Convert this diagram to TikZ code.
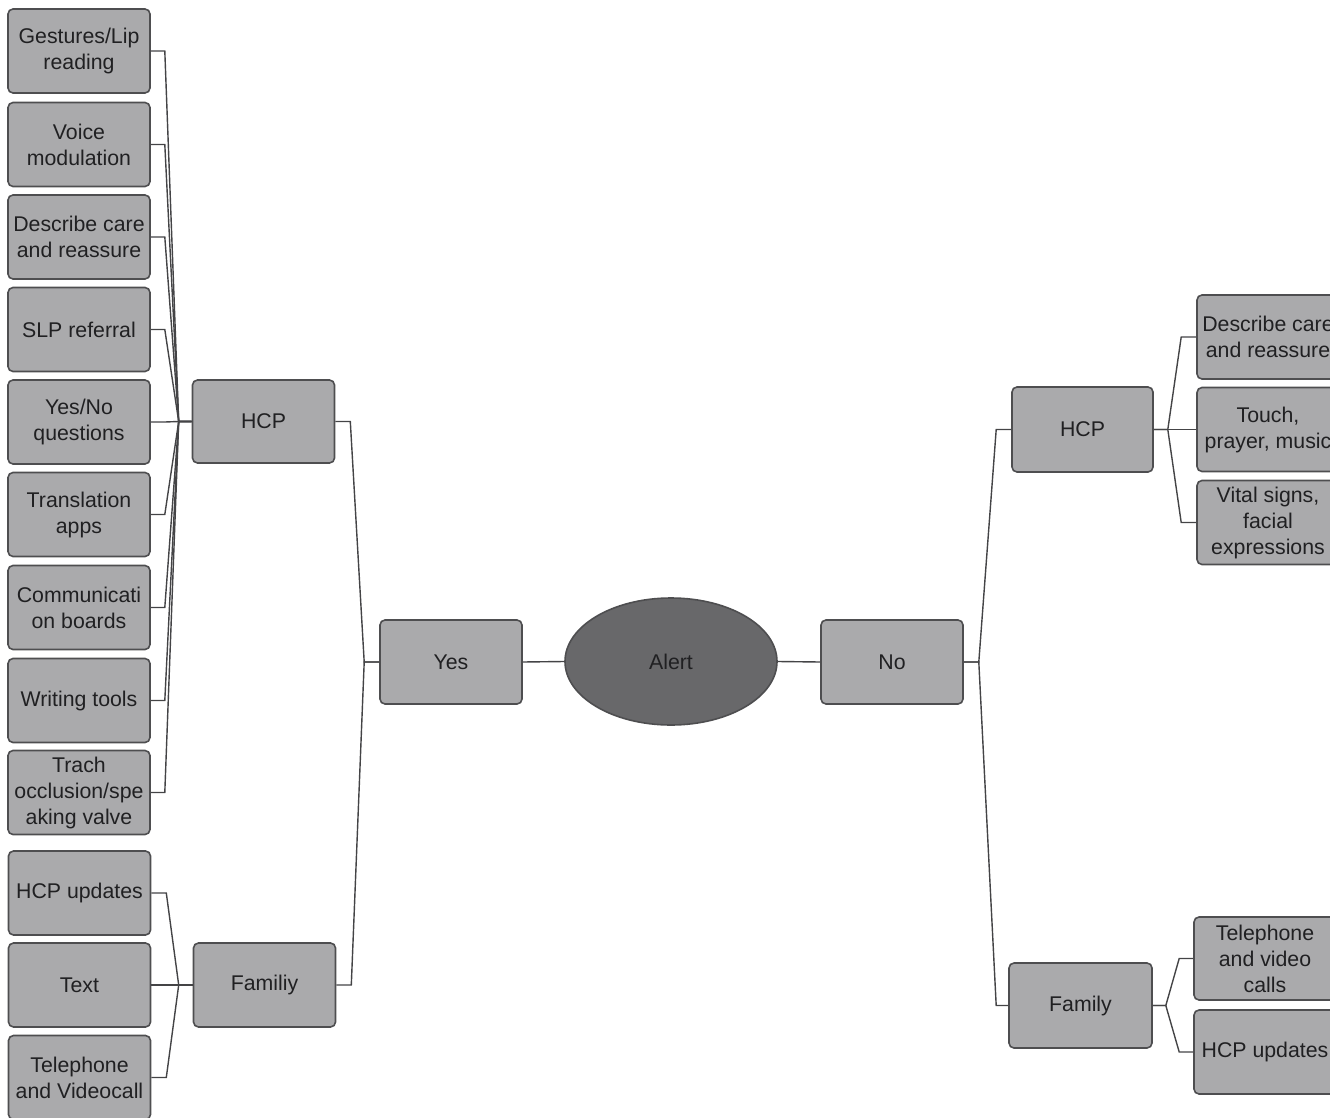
\documentclass[tikz,border=0pt]{standalone}
\usepackage{fontspec}
\setmainfont{Liberation Sans}
\usetikzlibrary{shapes.geometric,calc}
\definecolor{boxfill}{RGB}{170,170,172}
\definecolor{boxline}{RGB}{78,78,80}
\definecolor{ellfill}{RGB}{104,104,106}
\definecolor{txt}{RGB}{32,32,34}
\definecolor{wirec}{RGB}{68,68,70}
\begin{document}
\begin{tikzpicture}[x=1pt,y=-1pt,
  box/.style={draw=boxline, line width=1.6pt, fill=boxfill, rounded corners=5pt,
    minimum width=142pt, minimum height=84pt, inner sep=0pt, align=center,
    text=txt, font=\fontsize{21.3pt}{26pt}\selectfont},
  alertshape/.style={ellipse, draw=boxline, line width=1.6pt, fill=ellfill,
    minimum width=212pt, minimum height=127pt, inner sep=0pt,
    text=txt, font=\fontsize{21.3pt}{26pt}\selectfont},
  wire/.style={draw=wirec, line width=1.4pt, line join=miter},
]
\useasboundingbox (0,0) rectangle (1330,1118);

% left HCP children
\node[box] (g) at (79,51)    {Gestures/Lip\\reading};
\node[box] (v) at (79,144.5) {Voice\\modulation};
\node[box] (d) at (79,237)   {Describe care\\and reassure};
\node[box] (s) at (79,329.5) {SLP referral};
\node[box] (q) at (79,422)   {Yes/No\\questions};
\node[box] (t) at (79,514.5) {Translation\\apps};
\node[box] (m) at (79,607.5) {Communicati\\on boards};
\node[box] (w) at (79,700.5) {Writing tools};
\node[box] (o) at (79,792.5) {Trach\\occlusion/spe\\aking valve};

% left family children
\node[box] (fu) at (79.5,893)  {HCP updates};
\node[box] (fx) at (79.5,985)  {Text};
\node[box] (fp) at (79.5,1077.5) {Telephone\\and Videocall};

% left mid level
\node[box, minimum height=83pt] (hcpL) at (263.5,421.5) {HCP};
\node[box] (famL) at (264.5,985) {Familiy};

% centre
\node[box] (yes) at (451,662) {Yes};
\node[alertshape] (alert) at (671,661.5) {Alert};
\node[box] (no) at (892,662) {No};

% right mid level
\node[box, minimum width=141pt, minimum height=85pt] (hcpR) at (1082.5,429.5) {HCP};
\node[box, minimum width=143pt, minimum height=85pt] (famR) at (1080.5,1005.5) {Family};

% right children (cut at the right edge)
\node[box] (rd) at (1268,337)   {Describe care\\and reassure};
\node[box] (rt) at (1268,429.5) {Touch,\\prayer, music};
\node[box] (rv) at (1268,522.5) {Vital signs,\\facial\\expressions};
\node[box, minimum height=83pt] (rp) at (1265,958.5) {Telephone\\and video\\calls};
\node[box] (ru) at (1265,1052)  {HCP updates};

% connectors: left HCP
\coordinate (jH) at ($(hcpL.west)+(-13,0)$);
\foreach \n in {g,v,d,s,q,t,m,w,o}
  \draw[wire] (\n.east) -- ++(14,0) -- (jH) -- (hcpL.west);

% connectors: left family
\coordinate (jF) at ($(famL.west)+(-14,0)$);
\foreach \n in {fu,fx,fp}
  \draw[wire] (\n.east) -- ++(15,0) -- (jF) -- (famL.west);

% connectors: to Yes
\coordinate (jY) at ($(yes.west)+(-15,0)$);
\draw[wire] (hcpL.east) -- ++(15,0) -- (jY) -- (yes.west);
\draw[wire] (famL.east) -- ++(15,0) -- (jY) -- (yes.west);

% centre connectors
\draw[wire] (yes.east) -- (alert.west);
\draw[wire] (alert.east) -- (no.west);

% connectors: from No
\coordinate (jN) at ($(no.east)+(15,0)$);
\draw[wire] (no.east) -- (jN) -- ($(hcpR.west)+(-15,0)$) -- (hcpR.west);
\draw[wire] (no.east) -- (jN) -- ($(famR.west)+(-12,0)$) -- (famR.west);

% connectors: right HCP children
\coordinate (jR) at ($(hcpR.east)+(14,0)$);
\foreach \n in {rd,rt,rv}
  \draw[wire] (hcpR.east) -- (jR) -- ($(\n.west)+(-15,0)$) -- (\n.west);

% connectors: right family children
\coordinate (jRF) at ($(famR.east)+(13,0)$);
\foreach \n in {rp,ru}
  \draw[wire] (famR.east) -- (jRF) -- ($(\n.west)+(-14,0)$) -- (\n.west);
\end{tikzpicture}
\end{document}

════════

## What the exercise asks
Set the pictures aside and transcribe the data above exactly.

## Exercise response
Convert this diagram to TikZ code.
\documentclass[tikz,border=0pt]{standalone}
\usepackage{fontspec}
\setmainfont{Liberation Sans}
\usetikzlibrary{shapes.geometric,calc}
\definecolor{boxfill}{RGB}{170,170,172}
\definecolor{boxline}{RGB}{78,78,80}
\definecolor{ellfill}{RGB}{104,104,106}
\definecolor{txt}{RGB}{32,32,34}
\definecolor{wirec}{RGB}{68,68,70}
\begin{document}
\begin{tikzpicture}[x=1pt,y=-1pt,
  box/.style={draw=boxline, line width=1.6pt, fill=boxfill, rounded corners=5pt,
    minimum width=142pt, minimum height=84pt, inner sep=0pt, align=center,
    text=txt, font=\fontsize{21.3pt}{26pt}\selectfont},
  alertshape/.style={ellipse, draw=boxline, line width=1.6pt, fill=ellfill,
    minimum width=212pt, minimum height=127pt, inner sep=0pt,
    text=txt, font=\fontsize{21.3pt}{26pt}\selectfont},
  wire/.style={draw=wirec, line width=1.4pt, line join=miter},
]
\useasboundingbox (0,0) rectangle (1330,1118);

% left HCP children
\node[box] (g) at (79,51)    {Gestures/Lip\\reading};
\node[box] (v) at (79,144.5) {Voice\\modulation};
\node[box] (d) at (79,237)   {Describe care\\and reassure};
\node[box] (s) at (79,329.5) {SLP referral};
\node[box] (q) at (79,422)   {Yes/No\\questions};
\node[box] (t) at (79,514.5) {Translation\\apps};
\node[box] (m) at (79,607.5) {Communicati\\on boards};
\node[box] (w) at (79,700.5) {Writing tools};
\node[box] (o) at (79,792.5) {Trach\\occlusion/spe\\aking valve};

% left family children
\node[box] (fu) at (79.5,893)  {HCP updates};
\node[box] (fx) at (79.5,985)  {Text};
\node[box] (fp) at (79.5,1077.5) {Telephone\\and Videocall};

% left mid level
\node[box, minimum height=83pt] (hcpL) at (263.5,421.5) {HCP};
\node[box] (famL) at (264.5,985) {Familiy};

% centre
\node[box] (yes) at (451,662) {Yes};
\node[alertshape] (alert) at (671,661.5) {Alert};
\node[box] (no) at (892,662) {No};

% right mid level
\node[box, minimum width=141pt, minimum height=85pt] (hcpR) at (1082.5,429.5) {HCP};
\node[box, minimum width=143pt, minimum height=85pt] (famR) at (1080.5,1005.5) {Family};

% right children (cut at the right edge)
\node[box] (rd) at (1268,337)   {Describe care\\and reassure};
\node[box] (rt) at (1268,429.5) {Touch,\\prayer, music};
\node[box] (rv) at (1268,522.5) {Vital signs,\\facial\\expressions};
\node[box, minimum height=83pt] (rp) at (1265,958.5) {Telephone\\and video\\calls};
\node[box] (ru) at (1265,1052)  {HCP updates};

% connectors: left HCP
\coordinate (jH) at ($(hcpL.west)+(-13,0)$);
\foreach \n in {g,v,d,s,q,t,m,w,o}
  \draw[wire] (\n.east) -- ++(14,0) -- (jH) -- (hcpL.west);

% connectors: left family
\coordinate (jF) at ($(famL.west)+(-14,0)$);
\foreach \n in {fu,fx,fp}
  \draw[wire] (\n.east) -- ++(15,0) -- (jF) -- (famL.west);

% connectors: to Yes
\coordinate (jY) at ($(yes.west)+(-15,0)$);
\draw[wire] (hcpL.east) -- ++(15,0) -- (jY) -- (yes.west);
\draw[wire] (famL.east) -- ++(15,0) -- (jY) -- (yes.west);

% centre connectors
\draw[wire] (yes.east) -- (alert.west);
\draw[wire] (alert.east) -- (no.west);

% connectors: from No
\coordinate (jN) at ($(no.east)+(15,0)$);
\draw[wire] (no.east) -- (jN) -- ($(hcpR.west)+(-15,0)$) -- (hcpR.west);
\draw[wire] (no.east) -- (jN) -- ($(famR.west)+(-12,0)$) -- (famR.west);

% connectors: right HCP children
\coordinate (jR) at ($(hcpR.east)+(14,0)$);
\foreach \n in {rd,rt,rv}
  \draw[wire] (hcpR.east) -- (jR) -- ($(\n.west)+(-15,0)$) -- (\n.west);

% connectors: right family children
\coordinate (jRF) at ($(famR.east)+(13,0)$);
\foreach \n in {rp,ru}
  \draw[wire] (famR.east) -- (jRF) -- ($(\n.west)+(-14,0)$) -- (\n.west);
\end{tikzpicture}
\end{document}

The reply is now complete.